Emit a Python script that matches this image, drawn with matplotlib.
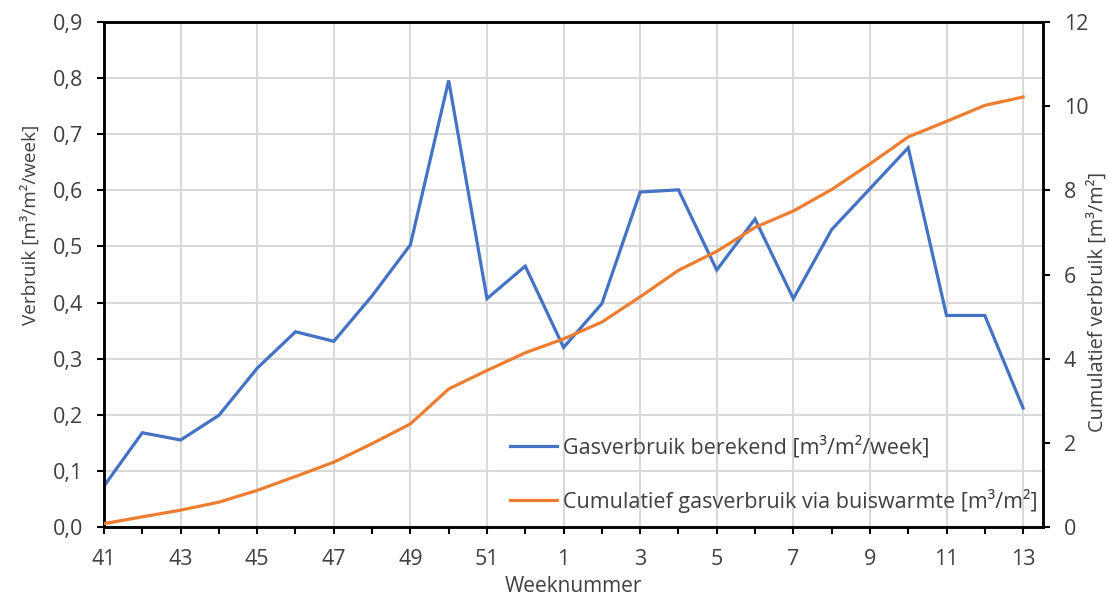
import matplotlib
matplotlib.use("Agg")
import matplotlib.pyplot as plt
from matplotlib.ticker import FuncFormatter, MultipleLocator

# Weeknummers (week 41 t/m 52, daarna 1 t/m 13)
weeks = [41, 42, 43, 44, 45, 46, 47, 48, 49, 50, 51, 52,
         1, 2, 3, 4, 5, 6, 7, 8, 9, 10, 11, 12, 13]

# Berekend gasverbruik per week [m3/m2/week]
gas_week = [0.073, 0.168, 0.155, 0.199, 0.283, 0.348, 0.331, 0.412, 0.503,
            0.796, 0.407, 0.465, 0.320, 0.398, 0.597, 0.601, 0.458, 0.549,
            0.407, 0.530, 0.603, 0.676, 0.377, 0.377, 0.212]

# Cumulatief gasverbruik via buiswarmte [m3/m2]
gas_cum = [0.08, 0.24, 0.40, 0.59, 0.87, 1.20, 1.54, 1.98, 2.45, 3.28, 3.72,
           4.14, 4.47, 4.87, 5.47, 6.10, 6.55, 7.12, 7.51, 8.02, 8.63, 9.27,
           9.64, 10.02, 10.22]

BLUE = "#4472C4"
ORANGE = "#ED7D31"
GRID = "#D9D9D9"
TEXT = "#404040"

plt.rcParams["font.family"] = ["Open Sans", "DejaVu Sans"]
plt.rcParams["font.size"] = 15

fig = plt.figure(figsize=(11.09, 5.97), dpi=100)
ax = fig.add_axes([0.0938, 0.1173, 0.8467, 0.8457])
ax2 = ax.twinx()

x = list(range(len(weeks)))
l1, = ax.plot(x, gas_week, color=BLUE, lw=2.3, solid_joinstyle="miter",
              label="Gasverbruik berekend [m³/m²/week]", zorder=3)
l2, = ax2.plot(x, gas_cum, color=ORANGE, lw=2.3,
               label="Cumulatief gasverbruik via buiswarmte [m³/m²]", zorder=3)

ax.set_xlim(0, len(weeks) - 1 + 0.52)
ax.set_ylim(0, 0.9)
ax2.set_ylim(0, 12)

# x-as: labels om de week, tickstreepjes elke week
ax.set_xticks(x[::2])
ax.set_xticklabels([str(w) for w in weeks[::2]])
ax.set_xticks(x, minor=True)
ax.tick_params(axis="x", which="both", direction="out", length=5, width=1.5,
               pad=11, colors="black", labelcolor=TEXT, labelsize=15.5)

ax.yaxis.set_major_locator(MultipleLocator(0.1))
ax.yaxis.set_major_formatter(FuncFormatter(lambda v, p: f"{v:.1f}".replace(".", ",")))
ax.tick_params(axis="y", direction="out", length=5, width=1.5, pad=10,
               labelcolor=TEXT, labelsize=15.5)
ax2.yaxis.set_major_locator(MultipleLocator(2))
ax2.tick_params(axis="y", direction="out", length=5, width=1.5, pad=10,
                labelcolor=TEXT, labelsize=15.5)

ax.grid(True, which="major", color=GRID, lw=1.5, zorder=0)
ax.set_axisbelow(True)

for a in (ax, ax2):
    for s in a.spines.values():
        s.set_linewidth(1.8)
        s.set_color("black")

ax.set_xlabel("Weeknummer", color=TEXT, fontsize=15)
ax.xaxis.set_label_coords(0.5, -0.117)
ax.xaxis.label.set_va("center")

ax.set_ylabel("Verbruik [m³/m²/week]", color=TEXT, fontsize=13.6)
ax.yaxis.set_label_coords(-0.0788, 0.598)
ax.yaxis.label.set_va("center")

ax2.set_ylabel("Cumulatief verbruik [m³/m²]", color=TEXT, fontsize=14.3)
ax2.yaxis.set_label_coords(1.0586, 0.445)
ax2.yaxis.label.set_va("center")

leg = ax2.legend(handles=[l1, l2], loc="lower left",
                 bbox_to_anchor=(0.432, 0.028), frameon=False,
                 fontsize=15.5, handlelength=2.2, handletextpad=0.28,
                 labelspacing=1.4, borderaxespad=0, borderpad=0)
for t in leg.get_texts():
    t.set_color(TEXT)

fig.savefig("out.png", dpi=100)
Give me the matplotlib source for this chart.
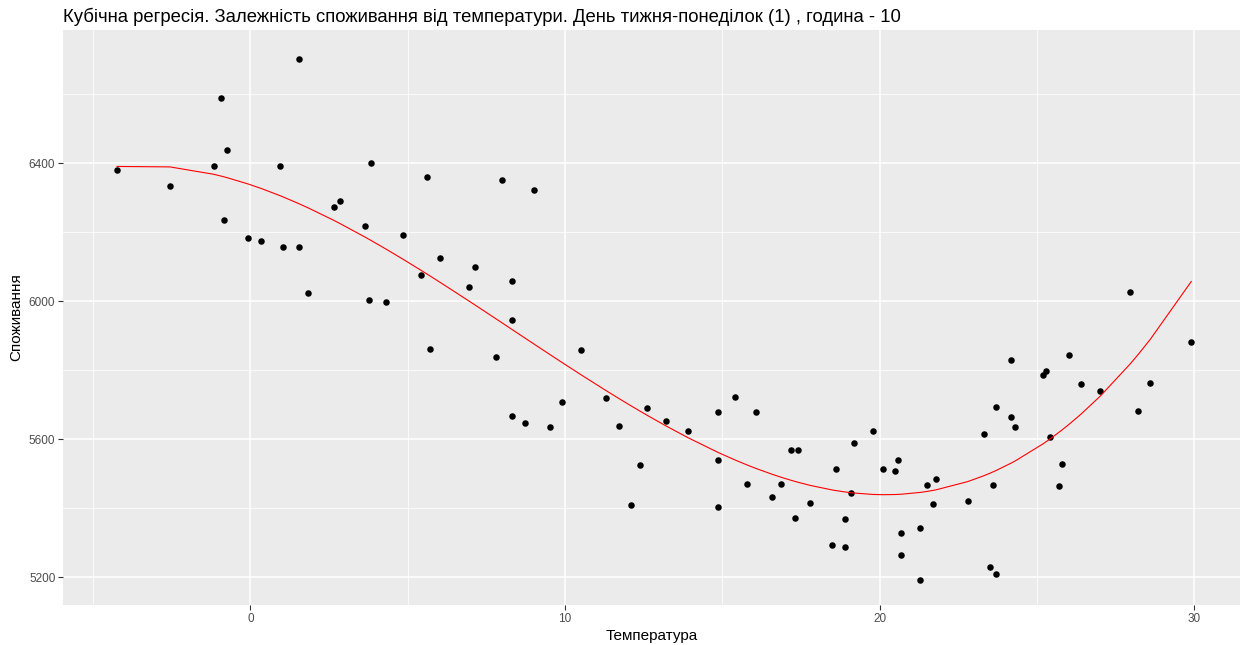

→ **Set exercise**
Reproduce the entries above word for word. Pictures stay out.

→ **Correct answer**
Emit a Python script that matches this image, drawn with matplotlib.
import matplotlib
matplotlib.use("Agg")
import matplotlib.pyplot as plt
from matplotlib.ticker import FuncFormatter, MultipleLocator

# Weeknummers (week 41 t/m 52, daarna 1 t/m 13)
weeks = [41, 42, 43, 44, 45, 46, 47, 48, 49, 50, 51, 52,
         1, 2, 3, 4, 5, 6, 7, 8, 9, 10, 11, 12, 13]

# Berekend gasverbruik per week [m3/m2/week]
gas_week = [0.073, 0.168, 0.155, 0.199, 0.283, 0.348, 0.331, 0.412, 0.503,
            0.796, 0.407, 0.465, 0.320, 0.398, 0.597, 0.601, 0.458, 0.549,
            0.407, 0.530, 0.603, 0.676, 0.377, 0.377, 0.212]

# Cumulatief gasverbruik via buiswarmte [m3/m2]
gas_cum = [0.08, 0.24, 0.40, 0.59, 0.87, 1.20, 1.54, 1.98, 2.45, 3.28, 3.72,
           4.14, 4.47, 4.87, 5.47, 6.10, 6.55, 7.12, 7.51, 8.02, 8.63, 9.27,
           9.64, 10.02, 10.22]

BLUE = "#4472C4"
ORANGE = "#ED7D31"
GRID = "#D9D9D9"
TEXT = "#404040"

plt.rcParams["font.family"] = ["Open Sans", "DejaVu Sans"]
plt.rcParams["font.size"] = 15

fig = plt.figure(figsize=(11.09, 5.97), dpi=100)
ax = fig.add_axes([0.0938, 0.1173, 0.8467, 0.8457])
ax2 = ax.twinx()

x = list(range(len(weeks)))
l1, = ax.plot(x, gas_week, color=BLUE, lw=2.3, solid_joinstyle="miter",
              label="Gasverbruik berekend [m³/m²/week]", zorder=3)
l2, = ax2.plot(x, gas_cum, color=ORANGE, lw=2.3,
               label="Cumulatief gasverbruik via buiswarmte [m³/m²]", zorder=3)

ax.set_xlim(0, len(weeks) - 1 + 0.52)
ax.set_ylim(0, 0.9)
ax2.set_ylim(0, 12)

# x-as: labels om de week, tickstreepjes elke week
ax.set_xticks(x[::2])
ax.set_xticklabels([str(w) for w in weeks[::2]])
ax.set_xticks(x, minor=True)
ax.tick_params(axis="x", which="both", direction="out", length=5, width=1.5,
               pad=11, colors="black", labelcolor=TEXT, labelsize=15.5)

ax.yaxis.set_major_locator(MultipleLocator(0.1))
ax.yaxis.set_major_formatter(FuncFormatter(lambda v, p: f"{v:.1f}".replace(".", ",")))
ax.tick_params(axis="y", direction="out", length=5, width=1.5, pad=10,
               labelcolor=TEXT, labelsize=15.5)
ax2.yaxis.set_major_locator(MultipleLocator(2))
ax2.tick_params(axis="y", direction="out", length=5, width=1.5, pad=10,
                labelcolor=TEXT, labelsize=15.5)

ax.grid(True, which="major", color=GRID, lw=1.5, zorder=0)
ax.set_axisbelow(True)

for a in (ax, ax2):
    for s in a.spines.values():
        s.set_linewidth(1.8)
        s.set_color("black")

ax.set_xlabel("Weeknummer", color=TEXT, fontsize=15)
ax.xaxis.set_label_coords(0.5, -0.117)
ax.xaxis.label.set_va("center")

ax.set_ylabel("Verbruik [m³/m²/week]", color=TEXT, fontsize=13.6)
ax.yaxis.set_label_coords(-0.0788, 0.598)
ax.yaxis.label.set_va("center")

ax2.set_ylabel("Cumulatief verbruik [m³/m²]", color=TEXT, fontsize=14.3)
ax2.yaxis.set_label_coords(1.0586, 0.445)
ax2.yaxis.label.set_va("center")

leg = ax2.legend(handles=[l1, l2], loc="lower left",
                 bbox_to_anchor=(0.432, 0.028), frameon=False,
                 fontsize=15.5, handlelength=2.2, handletextpad=0.28,
                 labelspacing=1.4, borderaxespad=0, borderpad=0)
for t in leg.get_texts():
    t.set_color(TEXT)

fig.savefig("out.png", dpi=100)
Give me the matplotlib source for this chart.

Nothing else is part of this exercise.